SET EXERCISE: Extract every line below, verbatim.

SOURCE MATERIAL:
**********
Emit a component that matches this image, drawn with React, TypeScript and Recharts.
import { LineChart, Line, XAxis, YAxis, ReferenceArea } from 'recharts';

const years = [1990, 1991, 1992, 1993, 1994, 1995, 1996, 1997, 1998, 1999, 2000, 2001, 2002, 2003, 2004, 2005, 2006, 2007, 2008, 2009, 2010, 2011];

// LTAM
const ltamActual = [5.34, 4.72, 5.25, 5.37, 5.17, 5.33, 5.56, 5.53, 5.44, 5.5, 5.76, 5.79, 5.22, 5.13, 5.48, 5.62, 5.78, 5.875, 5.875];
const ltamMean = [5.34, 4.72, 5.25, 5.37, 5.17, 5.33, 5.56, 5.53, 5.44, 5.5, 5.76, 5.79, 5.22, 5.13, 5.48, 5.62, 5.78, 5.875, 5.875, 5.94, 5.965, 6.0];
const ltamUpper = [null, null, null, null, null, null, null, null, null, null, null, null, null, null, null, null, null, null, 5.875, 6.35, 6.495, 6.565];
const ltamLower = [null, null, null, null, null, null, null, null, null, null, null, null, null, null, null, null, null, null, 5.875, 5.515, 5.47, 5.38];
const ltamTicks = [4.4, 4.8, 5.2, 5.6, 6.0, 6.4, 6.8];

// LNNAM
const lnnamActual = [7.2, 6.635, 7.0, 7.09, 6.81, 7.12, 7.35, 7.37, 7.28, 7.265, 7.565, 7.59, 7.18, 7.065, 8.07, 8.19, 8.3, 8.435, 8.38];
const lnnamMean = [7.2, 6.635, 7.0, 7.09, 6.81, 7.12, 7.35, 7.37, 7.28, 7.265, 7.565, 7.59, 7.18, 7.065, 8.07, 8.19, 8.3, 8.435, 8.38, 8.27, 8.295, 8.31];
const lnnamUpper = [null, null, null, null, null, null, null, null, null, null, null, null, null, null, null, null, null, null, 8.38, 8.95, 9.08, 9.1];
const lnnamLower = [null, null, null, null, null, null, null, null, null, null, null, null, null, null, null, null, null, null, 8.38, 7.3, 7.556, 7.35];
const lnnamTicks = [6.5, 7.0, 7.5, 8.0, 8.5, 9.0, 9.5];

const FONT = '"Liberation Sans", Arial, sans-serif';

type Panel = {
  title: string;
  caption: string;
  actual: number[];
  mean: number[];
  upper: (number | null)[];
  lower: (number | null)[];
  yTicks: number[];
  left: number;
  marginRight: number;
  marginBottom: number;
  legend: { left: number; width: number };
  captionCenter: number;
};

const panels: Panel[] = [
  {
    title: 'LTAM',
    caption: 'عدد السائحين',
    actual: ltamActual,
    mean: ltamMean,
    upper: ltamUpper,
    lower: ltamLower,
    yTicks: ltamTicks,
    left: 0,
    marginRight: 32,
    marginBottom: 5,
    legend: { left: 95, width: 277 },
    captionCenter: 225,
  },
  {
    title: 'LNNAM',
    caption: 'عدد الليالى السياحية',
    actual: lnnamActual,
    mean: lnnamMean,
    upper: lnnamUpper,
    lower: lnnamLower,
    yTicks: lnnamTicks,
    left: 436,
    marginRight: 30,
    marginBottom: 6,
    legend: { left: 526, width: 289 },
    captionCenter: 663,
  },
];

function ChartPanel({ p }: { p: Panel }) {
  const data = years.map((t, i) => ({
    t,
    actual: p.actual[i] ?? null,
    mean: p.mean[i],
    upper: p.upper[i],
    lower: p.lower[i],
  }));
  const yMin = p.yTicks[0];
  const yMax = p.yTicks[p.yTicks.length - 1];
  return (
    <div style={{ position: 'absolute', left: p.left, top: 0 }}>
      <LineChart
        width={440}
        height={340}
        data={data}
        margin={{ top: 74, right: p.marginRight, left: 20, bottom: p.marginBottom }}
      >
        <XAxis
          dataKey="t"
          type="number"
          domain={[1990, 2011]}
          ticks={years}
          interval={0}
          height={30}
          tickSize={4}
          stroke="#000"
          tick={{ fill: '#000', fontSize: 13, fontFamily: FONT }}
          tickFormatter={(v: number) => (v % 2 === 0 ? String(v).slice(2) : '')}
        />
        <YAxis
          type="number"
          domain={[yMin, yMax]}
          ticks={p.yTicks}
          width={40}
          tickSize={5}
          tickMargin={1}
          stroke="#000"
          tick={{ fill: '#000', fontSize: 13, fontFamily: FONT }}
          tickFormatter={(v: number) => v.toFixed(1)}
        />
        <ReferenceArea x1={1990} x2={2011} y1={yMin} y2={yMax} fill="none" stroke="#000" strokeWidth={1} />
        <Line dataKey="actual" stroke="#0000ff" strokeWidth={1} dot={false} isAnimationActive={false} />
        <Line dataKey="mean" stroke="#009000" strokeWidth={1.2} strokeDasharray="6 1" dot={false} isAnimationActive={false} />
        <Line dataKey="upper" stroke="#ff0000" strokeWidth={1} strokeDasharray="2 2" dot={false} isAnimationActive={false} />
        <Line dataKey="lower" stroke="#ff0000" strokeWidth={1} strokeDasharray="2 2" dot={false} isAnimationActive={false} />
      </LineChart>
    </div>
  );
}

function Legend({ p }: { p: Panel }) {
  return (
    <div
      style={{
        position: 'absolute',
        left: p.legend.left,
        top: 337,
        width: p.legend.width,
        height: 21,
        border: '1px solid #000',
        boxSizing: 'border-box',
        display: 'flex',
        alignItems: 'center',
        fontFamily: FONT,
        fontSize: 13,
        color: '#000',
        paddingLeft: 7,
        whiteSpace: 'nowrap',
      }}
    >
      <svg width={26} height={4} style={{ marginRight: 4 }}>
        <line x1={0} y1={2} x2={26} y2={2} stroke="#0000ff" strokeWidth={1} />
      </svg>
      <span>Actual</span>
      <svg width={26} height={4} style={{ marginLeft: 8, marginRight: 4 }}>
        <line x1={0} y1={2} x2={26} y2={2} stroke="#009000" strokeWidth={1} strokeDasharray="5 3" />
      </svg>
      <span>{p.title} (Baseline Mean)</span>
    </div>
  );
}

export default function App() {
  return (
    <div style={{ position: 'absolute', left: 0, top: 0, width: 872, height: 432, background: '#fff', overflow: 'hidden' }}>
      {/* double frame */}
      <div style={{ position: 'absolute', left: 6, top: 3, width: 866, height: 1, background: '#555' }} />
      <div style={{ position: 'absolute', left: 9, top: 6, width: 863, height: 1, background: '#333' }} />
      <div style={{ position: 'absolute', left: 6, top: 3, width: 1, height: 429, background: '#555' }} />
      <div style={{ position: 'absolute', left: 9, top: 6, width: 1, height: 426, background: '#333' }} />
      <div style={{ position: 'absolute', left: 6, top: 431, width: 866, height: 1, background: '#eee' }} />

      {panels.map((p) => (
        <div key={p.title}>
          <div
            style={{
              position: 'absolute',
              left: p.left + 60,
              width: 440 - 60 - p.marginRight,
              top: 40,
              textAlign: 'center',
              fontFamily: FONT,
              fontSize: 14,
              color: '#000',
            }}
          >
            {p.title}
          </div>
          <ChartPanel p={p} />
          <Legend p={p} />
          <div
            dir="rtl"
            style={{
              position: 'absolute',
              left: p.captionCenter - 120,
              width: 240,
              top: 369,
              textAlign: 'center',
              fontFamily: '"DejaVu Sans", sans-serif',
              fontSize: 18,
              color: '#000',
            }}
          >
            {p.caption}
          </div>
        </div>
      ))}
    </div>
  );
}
**********
OUTPUT FOR THIS EXERCISE:
Emit a component that matches this image, drawn with React, TypeScript and Recharts.
import { LineChart, Line, XAxis, YAxis, ReferenceArea } from 'recharts';

const years = [1990, 1991, 1992, 1993, 1994, 1995, 1996, 1997, 1998, 1999, 2000, 2001, 2002, 2003, 2004, 2005, 2006, 2007, 2008, 2009, 2010, 2011];

// LTAM
const ltamActual = [5.34, 4.72, 5.25, 5.37, 5.17, 5.33, 5.56, 5.53, 5.44, 5.5, 5.76, 5.79, 5.22, 5.13, 5.48, 5.62, 5.78, 5.875, 5.875];
const ltamMean = [5.34, 4.72, 5.25, 5.37, 5.17, 5.33, 5.56, 5.53, 5.44, 5.5, 5.76, 5.79, 5.22, 5.13, 5.48, 5.62, 5.78, 5.875, 5.875, 5.94, 5.965, 6.0];
const ltamUpper = [null, null, null, null, null, null, null, null, null, null, null, null, null, null, null, null, null, null, 5.875, 6.35, 6.495, 6.565];
const ltamLower = [null, null, null, null, null, null, null, null, null, null, null, null, null, null, null, null, null, null, 5.875, 5.515, 5.47, 5.38];
const ltamTicks = [4.4, 4.8, 5.2, 5.6, 6.0, 6.4, 6.8];

// LNNAM
const lnnamActual = [7.2, 6.635, 7.0, 7.09, 6.81, 7.12, 7.35, 7.37, 7.28, 7.265, 7.565, 7.59, 7.18, 7.065, 8.07, 8.19, 8.3, 8.435, 8.38];
const lnnamMean = [7.2, 6.635, 7.0, 7.09, 6.81, 7.12, 7.35, 7.37, 7.28, 7.265, 7.565, 7.59, 7.18, 7.065, 8.07, 8.19, 8.3, 8.435, 8.38, 8.27, 8.295, 8.31];
const lnnamUpper = [null, null, null, null, null, null, null, null, null, null, null, null, null, null, null, null, null, null, 8.38, 8.95, 9.08, 9.1];
const lnnamLower = [null, null, null, null, null, null, null, null, null, null, null, null, null, null, null, null, null, null, 8.38, 7.3, 7.556, 7.35];
const lnnamTicks = [6.5, 7.0, 7.5, 8.0, 8.5, 9.0, 9.5];

const FONT = '"Liberation Sans", Arial, sans-serif';

type Panel = {
  title: string;
  caption: string;
  actual: number[];
  mean: number[];
  upper: (number | null)[];
  lower: (number | null)[];
  yTicks: number[];
  left: number;
  marginRight: number;
  marginBottom: number;
  legend: { left: number; width: number };
  captionCenter: number;
};

const panels: Panel[] = [
  {
    title: 'LTAM',
    caption: 'عدد السائحين',
    actual: ltamActual,
    mean: ltamMean,
    upper: ltamUpper,
    lower: ltamLower,
    yTicks: ltamTicks,
    left: 0,
    marginRight: 32,
    marginBottom: 5,
    legend: { left: 95, width: 277 },
    captionCenter: 225,
  },
  {
    title: 'LNNAM',
    caption: 'عدد الليالى السياحية',
    actual: lnnamActual,
    mean: lnnamMean,
    upper: lnnamUpper,
    lower: lnnamLower,
    yTicks: lnnamTicks,
    left: 436,
    marginRight: 30,
    marginBottom: 6,
    legend: { left: 526, width: 289 },
    captionCenter: 663,
  },
];

function ChartPanel({ p }: { p: Panel }) {
  const data = years.map((t, i) => ({
    t,
    actual: p.actual[i] ?? null,
    mean: p.mean[i],
    upper: p.upper[i],
    lower: p.lower[i],
  }));
  const yMin = p.yTicks[0];
  const yMax = p.yTicks[p.yTicks.length - 1];
  return (
    <div style={{ position: 'absolute', left: p.left, top: 0 }}>
      <LineChart
        width={440}
        height={340}
        data={data}
        margin={{ top: 74, right: p.marginRight, left: 20, bottom: p.marginBottom }}
      >
        <XAxis
          dataKey="t"
          type="number"
          domain={[1990, 2011]}
          ticks={years}
          interval={0}
          height={30}
          tickSize={4}
          stroke="#000"
          tick={{ fill: '#000', fontSize: 13, fontFamily: FONT }}
          tickFormatter={(v: number) => (v % 2 === 0 ? String(v).slice(2) : '')}
        />
        <YAxis
          type="number"
          domain={[yMin, yMax]}
          ticks={p.yTicks}
          width={40}
          tickSize={5}
          tickMargin={1}
          stroke="#000"
          tick={{ fill: '#000', fontSize: 13, fontFamily: FONT }}
          tickFormatter={(v: number) => v.toFixed(1)}
        />
        <ReferenceArea x1={1990} x2={2011} y1={yMin} y2={yMax} fill="none" stroke="#000" strokeWidth={1} />
        <Line dataKey="actual" stroke="#0000ff" strokeWidth={1} dot={false} isAnimationActive={false} />
        <Line dataKey="mean" stroke="#009000" strokeWidth={1.2} strokeDasharray="6 1" dot={false} isAnimationActive={false} />
        <Line dataKey="upper" stroke="#ff0000" strokeWidth={1} strokeDasharray="2 2" dot={false} isAnimationActive={false} />
        <Line dataKey="lower" stroke="#ff0000" strokeWidth={1} strokeDasharray="2 2" dot={false} isAnimationActive={false} />
      </LineChart>
    </div>
  );
}

function Legend({ p }: { p: Panel }) {
  return (
    <div
      style={{
        position: 'absolute',
        left: p.legend.left,
        top: 337,
        width: p.legend.width,
        height: 21,
        border: '1px solid #000',
        boxSizing: 'border-box',
        display: 'flex',
        alignItems: 'center',
        fontFamily: FONT,
        fontSize: 13,
        color: '#000',
        paddingLeft: 7,
        whiteSpace: 'nowrap',
      }}
    >
      <svg width={26} height={4} style={{ marginRight: 4 }}>
        <line x1={0} y1={2} x2={26} y2={2} stroke="#0000ff" strokeWidth={1} />
      </svg>
      <span>Actual</span>
      <svg width={26} height={4} style={{ marginLeft: 8, marginRight: 4 }}>
        <line x1={0} y1={2} x2={26} y2={2} stroke="#009000" strokeWidth={1} strokeDasharray="5 3" />
      </svg>
      <span>{p.title} (Baseline Mean)</span>
    </div>
  );
}

export default function App() {
  return (
    <div style={{ position: 'absolute', left: 0, top: 0, width: 872, height: 432, background: '#fff', overflow: 'hidden' }}>
      {/* double frame */}
      <div style={{ position: 'absolute', left: 6, top: 3, width: 866, height: 1, background: '#555' }} />
      <div style={{ position: 'absolute', left: 9, top: 6, width: 863, height: 1, background: '#333' }} />
      <div style={{ position: 'absolute', left: 6, top: 3, width: 1, height: 429, background: '#555' }} />
      <div style={{ position: 'absolute', left: 9, top: 6, width: 1, height: 426, background: '#333' }} />
      <div style={{ position: 'absolute', left: 6, top: 431, width: 866, height: 1, background: '#eee' }} />

      {panels.map((p) => (
        <div key={p.title}>
          <div
            style={{
              position: 'absolute',
              left: p.left + 60,
              width: 440 - 60 - p.marginRight,
              top: 40,
              textAlign: 'center',
              fontFamily: FONT,
              fontSize: 14,
              color: '#000',
            }}
          >
            {p.title}
          </div>
          <ChartPanel p={p} />
          <Legend p={p} />
          <div
            dir="rtl"
            style={{
              position: 'absolute',
              left: p.captionCenter - 120,
              width: 240,
              top: 369,
              textAlign: 'center',
              fontFamily: '"DejaVu Sans", sans-serif',
              fontSize: 18,
              color: '#000',
            }}
          >
            {p.caption}
          </div>
        </div>
      ))}
    </div>
  );
}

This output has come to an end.